As part of a new Closing the Gap initiative, Prime Minister Scott Morrison has revealed plans for teachers to have their university debts waived if they commit to working in remote indigenous communities for four years or more.
Though many have welcomed this announcement, some education experts have expressed their views that more should be done to attract locals into the teaching profession.
Associate Professor Philip Roberts is an expert in rural and remote education at the University of Canberra. He welcomed Mr Morrison’s announcement to wipe HECS debts of new teachers committing to working in very remote communities as a “positive first step”.
“The attraction and retention of teachers in rural regional and remote communities has been a problem since the advent of compulsory education,” he said.

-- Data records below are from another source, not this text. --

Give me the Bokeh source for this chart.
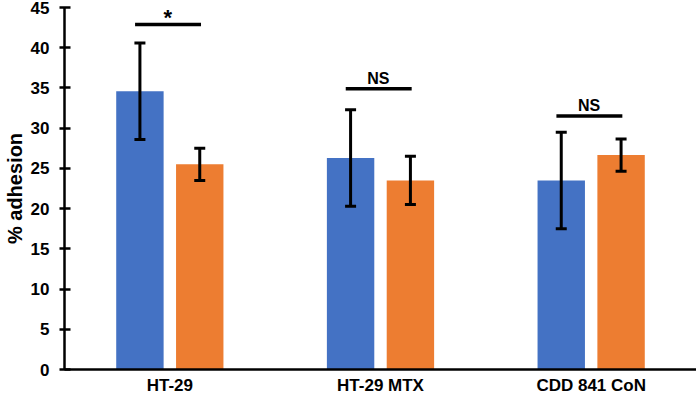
from bokeh.plotting import figure
from bokeh.models import FactorRange, ColumnDataSource, Whisker, TeeHead
from bokeh.transform import dodge
from bokeh.embed import file_html
from bokeh.resources import INLINE
from bokeh.core.properties import value

categories = ["HT-29", "HT-29 MTX", "CDD 841 CoN"]
series_a = [34.6, 26.3, 23.5]
series_a_err = [6.0, 6.0, 6.0]
series_b = [25.5, 23.5, 26.65]
series_b_err = [2.0, 3.0, 2.0]
sig_labels = ["*", "NS", "NS"]
sig_heights = [42.9, 34.9, 31.5]
y_ticks = [0, 5, 10, 15, 20, 25, 30, 35, 40, 45]

FONT = "Liberation Sans"
BLUE = "#4472C4"
ORANGE = "#ED7D31"
OFF = 0.142
BW = 0.225

src = ColumnDataSource(dict(
    cat=categories,
    a=series_a,
    a_up=[v + e for v, e in zip(series_a, series_a_err)],
    a_lo=[v - e for v, e in zip(series_a, series_a_err)],
    b=series_b,
    b_up=[v + e for v, e in zip(series_b, series_b_err)],
    b_lo=[v - e for v, e in zip(series_b, series_b_err)],
    sig=sig_labels,
    sh=sig_heights,
    fs=["22px" if s == "*" else "16px" for s in sig_labels],
    yo=[6 if s == "*" else -2 for s in sig_labels],
))

p = figure(width=696, height=397, x_range=FactorRange(factors=categories, range_padding=0),
           y_range=(0, 45), output_backend="svg", toolbar_location=None,
           min_border_left=0, min_border_right=0, min_border_top=7, min_border_bottom=0)
p.outline_line_color = None
p.xgrid.grid_line_color = None
p.ygrid.grid_line_color = None

p.vbar(x=dodge("cat", -OFF, range=p.x_range), top="a", width=BW, source=src,
       fill_color=BLUE, line_color=None)
p.vbar(x=dodge("cat", OFF, range=p.x_range), top="b", width=BW, source=src,
       fill_color=ORANGE, line_color=None)

for up, lo, off in (("a_up", "a_lo", -OFF), ("b_up", "b_lo", OFF)):
    w = Whisker(base=dodge("cat", off, range=p.x_range), upper=up, lower=lo, source=src,
                line_color="black", line_width=3, level="overlay",
                upper_head=TeeHead(size=11, line_width=3, line_color="black"),
                lower_head=TeeHead(size=11, line_width=3, line_color="black"))
    p.add_layout(w)

p.segment(x0=dodge("cat", -0.165, range=p.x_range), x1=dodge("cat", 0.148, range=p.x_range),
          y0="sh", y1="sh", source=src, line_color="black", line_width=3.5)
p.text(x=dodge("cat", -0.01, range=p.x_range), y="sh", text="sig", source=src,
       y_offset="yo", text_font_size="fs",
       text_align="center", text_baseline="bottom", text_font=value(FONT),
       text_font_style="bold", text_color="black")

p.yaxis.ticker = y_ticks
p.yaxis.axis_line_width = 2.5
p.yaxis.major_tick_line_width = 2.5
p.yaxis.major_tick_in = 6
p.yaxis.major_tick_out = 5
p.yaxis.minor_tick_line_color = None
p.yaxis.major_label_text_font = FONT
p.yaxis.major_label_text_font_style = "bold"
p.yaxis.major_label_text_font_size = "17px"
p.yaxis.major_label_text_color = "black"
p.yaxis.major_label_standoff = 10
p.yaxis.axis_label = "% adhesion"
p.yaxis.axis_label_text_font = FONT
p.yaxis.axis_label_text_font_style = "bold"
p.yaxis.axis_label_text_font_size = "20px"
p.yaxis.axis_label_text_color = "black"
p.yaxis.axis_label_standoff = 2

p.xaxis.axis_line_width = 2.5
p.xaxis.major_tick_line_color = None
p.xaxis.minor_tick_line_color = None
p.xaxis.major_label_text_font = FONT
p.xaxis.major_label_text_font_style = "bold"
p.xaxis.major_label_text_font_size = "17px"
p.xaxis.major_label_text_baseline = "middle"
p.xaxis.major_label_text_color = "black"
p.xaxis.major_label_standoff = 0

open("out.html", "w").write(file_html(p, INLINE))
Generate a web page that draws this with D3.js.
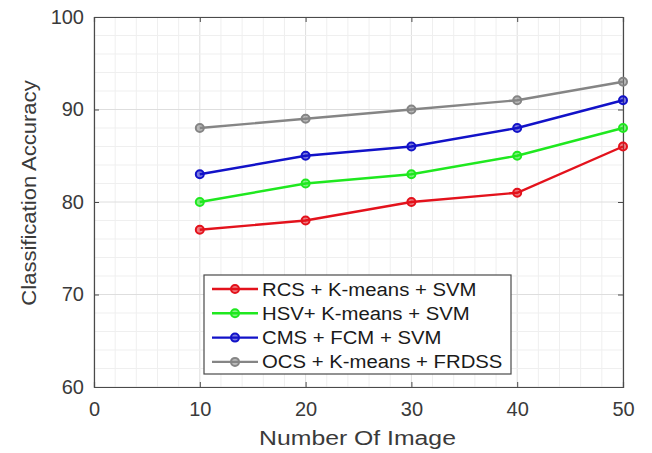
<!DOCTYPE html>
<html>
<head>
<meta charset="utf-8">
<script src="https://cdn.jsdelivr.net/npm/d3@7"></script>
<style>
	body { margin: 0; background: #fff; }
	text { font-family: 'Liberation Sans', Arial, sans-serif; }
</style>
</head>
<body>
<svg id="chart" width="652" height="453"></svg>
<script>
const imageCounts = [10, 20, 30, 40, 50];
const rcsKmeansSvm = [77, 78, 80, 81, 86];
const hsvKmeansSvm = [80, 82, 83, 85, 88];
const cmsFcmSvm = [83, 85, 86, 88, 91];
const ocsKmeansFrdss = [88, 89, 90, 91, 93];
const seriesNames = ['RCS + K-means + SVM', 'HSV+ K-means + SVM', 'CMS + FCM + SVM', 'OCS + K-means + FRDSS'];
const xTicks = [0, 10, 20, 30, 40, 50];
const yTicks = [60, 70, 80, 90, 100];

const series = [
	{name: seriesNames[0], values: rcsKmeansSvm, color: '#e3121c'},
	{name: seriesNames[1], values: hsvKmeansSvm, color: '#1fe81f'},
	{name: seriesNames[2], values: cmsFcmSvm, color: '#1212c8'},
	{name: seriesNames[3], values: ocsKmeansFrdss, color: '#858585'}
];

const svg = d3.select('#chart');
const //
	plotLeft = 94,
	plotRight = 623,
	plotTop = 17,
	plotBottom = 387;

const x = d3.scaleLinear().domain([0, 50]).range([plotLeft, plotRight]);
const y = d3.scaleLinear().domain([60, 100]).range([plotBottom, plotTop]);

// minor grid every 2 units
const grid = svg.append('g');
d3.range(0, 51, 2).forEach(v => {
	grid.append('line')
		.attr('x1', x(v)).attr('x2', x(v)).attr('y1', plotTop).attr('y2', plotBottom)
		.attr('stroke', v % 10 === 0 ? '#dedede' : '#efefef').attr('stroke-width', 1);
});
d3.range(60, 101, 2).forEach(v => {
	grid.append('line')
		.attr('x1', plotLeft).attr('x2', plotRight).attr('y1', y(v)).attr('y2', y(v))
		.attr('stroke', v % 10 === 0 ? '#dedede' : '#efefef').attr('stroke-width', 1);
});

// axes (MATLAB style, ticks inward, box)
const axisColor = '#4a4a4a';
const xAxis = svg.append('g').attr('transform', `translate(0,${plotBottom})`)
	.call(d3.axisBottom(x).tickValues(xTicks).tickSize(-5).tickPadding(15));
const xAxisTop = svg.append('g').attr('transform', `translate(0,${plotTop})`)
	.call(d3.axisTop(x).tickValues(xTicks).tickSize(-5).tickFormat(''));
const yAxis = svg.append('g').attr('transform', `translate(${plotLeft},0)`)
	.call(d3.axisLeft(y).tickValues(yTicks).tickSize(-5).tickPadding(10));
const yAxisRight = svg.append('g').attr('transform', `translate(${plotRight},0)`)
	.call(d3.axisRight(y).tickValues(yTicks).tickSize(-5).tickFormat(''));

[xAxis, xAxisTop, yAxis, yAxisRight].forEach(a => {
	a.selectAll('path.domain').attr('stroke', axisColor).attr('stroke-width', 1.2);
	a.selectAll('.tick line').attr('stroke', axisColor);
	a.selectAll('.tick text').attr('fill', '#3a3a3a').style('font-size', '20px');
});

// lines and markers
const line = d3.line().x((d, i) => x(imageCounts[i])).y(d => y(d));
series.forEach(s => {
	svg.append('path')
		.datum(s.values)
		.attr('d', line)
		.attr('fill', 'none')
		.attr('stroke', s.color)
		.attr('stroke-width', 2.4);
	svg.selectAll(null)
		.data(s.values)
		.enter()
		.append('circle')
		.attr('cx', (d, i) => x(imageCounts[i]))
		.attr('cy', d => y(d))
		.attr('r', 4)
		.attr('fill', s.color)
		.attr('fill-opacity', 0.55)
		.attr('stroke', s.color)
		.attr('stroke-width', 2);
});

// axis labels (text is a bit wider than Arial in the original, so stretch it)
svg.append('text')
	.attr('transform', `translate(${(plotLeft + plotRight) / 2 - 1},445) scale(1.18,1)`)
	.attr('text-anchor', 'middle').attr('fill', '#3a3a3a')
	.style('font-size', '21px')
	.text('Number Of Image');
svg.append('text')
	.attr('transform', `translate(36,193) rotate(-90) scale(1.05,1)`)
	.attr('text-anchor', 'middle').attr('fill', '#3a3a3a')
	.style('font-size', '21px')
	.text('Classification Accuracy');

// legend
const legend = svg.append('g');
legend.append('rect')
	.attr('x', 204).attr('y', 275).attr('width', 307).attr('height', 99)
	.attr('fill', '#fff').attr('stroke', '#4a4a4a').attr('stroke-width', 1.2);
series.forEach((s, i) => {
	const rowY = 289 + i * 24.3;
	legend.append('line')
		.attr('x1', 212).attr('x2', 258).attr('y1', rowY).attr('y2', rowY)
		.attr('stroke', s.color).attr('stroke-width', 2.4);
	legend.append('circle')
		.attr('cx', 235).attr('cy', rowY).attr('r', 4)
		.attr('fill', s.color).attr('fill-opacity', 0.55)
		.attr('stroke', s.color).attr('stroke-width', 2);
	legend.append('text')
		.attr('transform', `translate(262,${rowY + 6.5}) scale(1.07,1)`)
		.attr('fill', '#1a1a1a')
		.style('font-size', '19px')
		.text(s.name);
});
</script>
</body>
</html>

But he added, “Attention also needs to be given to the conditions teachers experience, as resourcing, access to professional development, quality housing, and limited support staff are amongst the most cited reasons teachers leave these settings.”
Professor Roberts also highlighted the importance of attracting teachers into the profession from rural and remote areas. “All major studies show that teachers from rural regional and remote areas often return to, and remain, in these communities,” he said.
“Perhaps more importantly, they also understand the students’ backgrounds and can better connect their teaching to those students’ needs and pre-existing understandings.”
Dr John Guenther of the Batchelor Institute of Indigenous Tertiary Education agreed. He highlighted that local instructors who understood local needs was amplified when it came to remote Indigenous education.
In this context, he said, “The importance of having Aboriginal staff, Aboriginal teacher assistants and Aboriginal teachers, particularly local ones, becomes really, really important for the outcomes of students.”